Despite being known for his onstage silence, it was Teller who started discussions with Mischief’s artistic directors, Jonathan Sayer, Henry Shields and Henry Lewis. 

“I’m more shy than Teller, so it never crossed my mind to go backstage,” says Penn, “but Teller took himself backstage and said, ‘Hey, I'm a star!’”

Teller insists it wasn’t quite like that: “As I was sitting in my seat, someone tapped me on the shoulder and said, ‘You're Teller, aren't you? The cast wants to give you free ice cream’. So afterwards I went backstage to thank the cast and compliment them, because it really was one of the finest shows I've ever seen.”

A few months later, the two magicians and all three of Mischief’s artistic directors were eating homemade pancakes at Teller’s Las Vegas house and plotting a brand-new show.

Working on a stage production with unfamiliar people was a new experience for Penn & Teller, who rarely collaborate with anyone else. 

“Teller and I have a dynamic that we’ve built over 47 years, so this was a huge leap of faith,” says Penn.

“We couldn’t go out to dinner with these guys, we had to jump straight into bed. We were told: they are going to be here at 10am on Wednesday and you'll start writing your show. You won't even know which one is Jonathan and which ones are Henry. But it took only about 20 minutes before I felt like I was around my closest friends.”

Shields, Sayer and Lewis spent a week and a half putting together the bones of the show in a small side room off the stage of The Rio hotel, where Penn & Teller are the longest-running headline act in Vegas history. 

“There was one moment when Henry (Lewis) and Jonathan said, ‘It could kind of go like this’,” Penn explains. “And then the two of them did a five-minute improvisation. Now, I have sat in a room with Lou Reed playing Sweet Jane four feet from me. I've talked to Richard Feynman about physics. I've spoken to Bob Dylan. But I said, ‘This is a moment I will bookmark for the rest of my life’. I felt like I was watching the Pythons at their peak, and I thought, ‘This is why I'm in showbiz: to be this near to that level of talent and skill’. And when I'm on my deathbed listing the 100 artistic events of my life, that moment will be there.”

After a few more sessions, the show had come together. But, by adding the trademark Goes Wrong approach, all the tricks in the production had to work on not just one level but two: there had to be the trick that goes wrong, and then the trick that actually dazzles the audience. 

So how did they devise the illusions?

“You get an idea, which is usually quite a grand one,” explains Teller, “and then you find that it's impossible, so you revise it over and over again until it works. 

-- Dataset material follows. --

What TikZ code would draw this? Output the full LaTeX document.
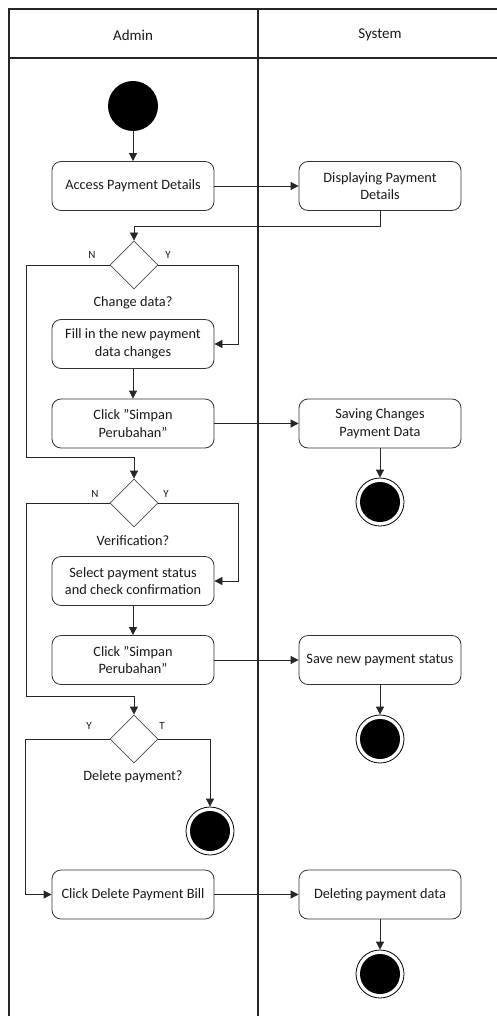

“There's a trick in the show where one of the cast members gets accidentally sawed in half by a buzzsaw. That was more than a year of work. Part of the trick involves blood, but if you just show the blood on stage, it looks boring; it has no impact at all. So a big part of the buzzsaw trick for us was developing it in such a way that when the blood came, it would be sprayed up against a huge backdrop where you could truly enjoy the bright red colour.”

Speaking of blood and buzzsaws, Magic Goes Wrong - which takes the form of a disastrous fundraising benefit - is definitely more comically gory than Mischief’s previous work. Was that Penn & Teller’s influence? 

“I'm afraid it might have something to do with us,” Teller admits. “We think that gore is essentially funny.

It's really hard to pull off serious gore in the theatre because people tend to want to laugh. They know that it's fake, but they see that it looks real. And that's very much like a magic trick.”

Despite the fact that Penn & Teller have built their career on making it look like everything is going horrifically wrong, the magicians insist that mishaps are incredibly rare in real life. “While we're rehearsing we might get a minor cut or bruise,” Teller says, “but we don't ever allow the possibility of something going seriously wrong. If we did, we wouldn't have been working successfully for 47 years.”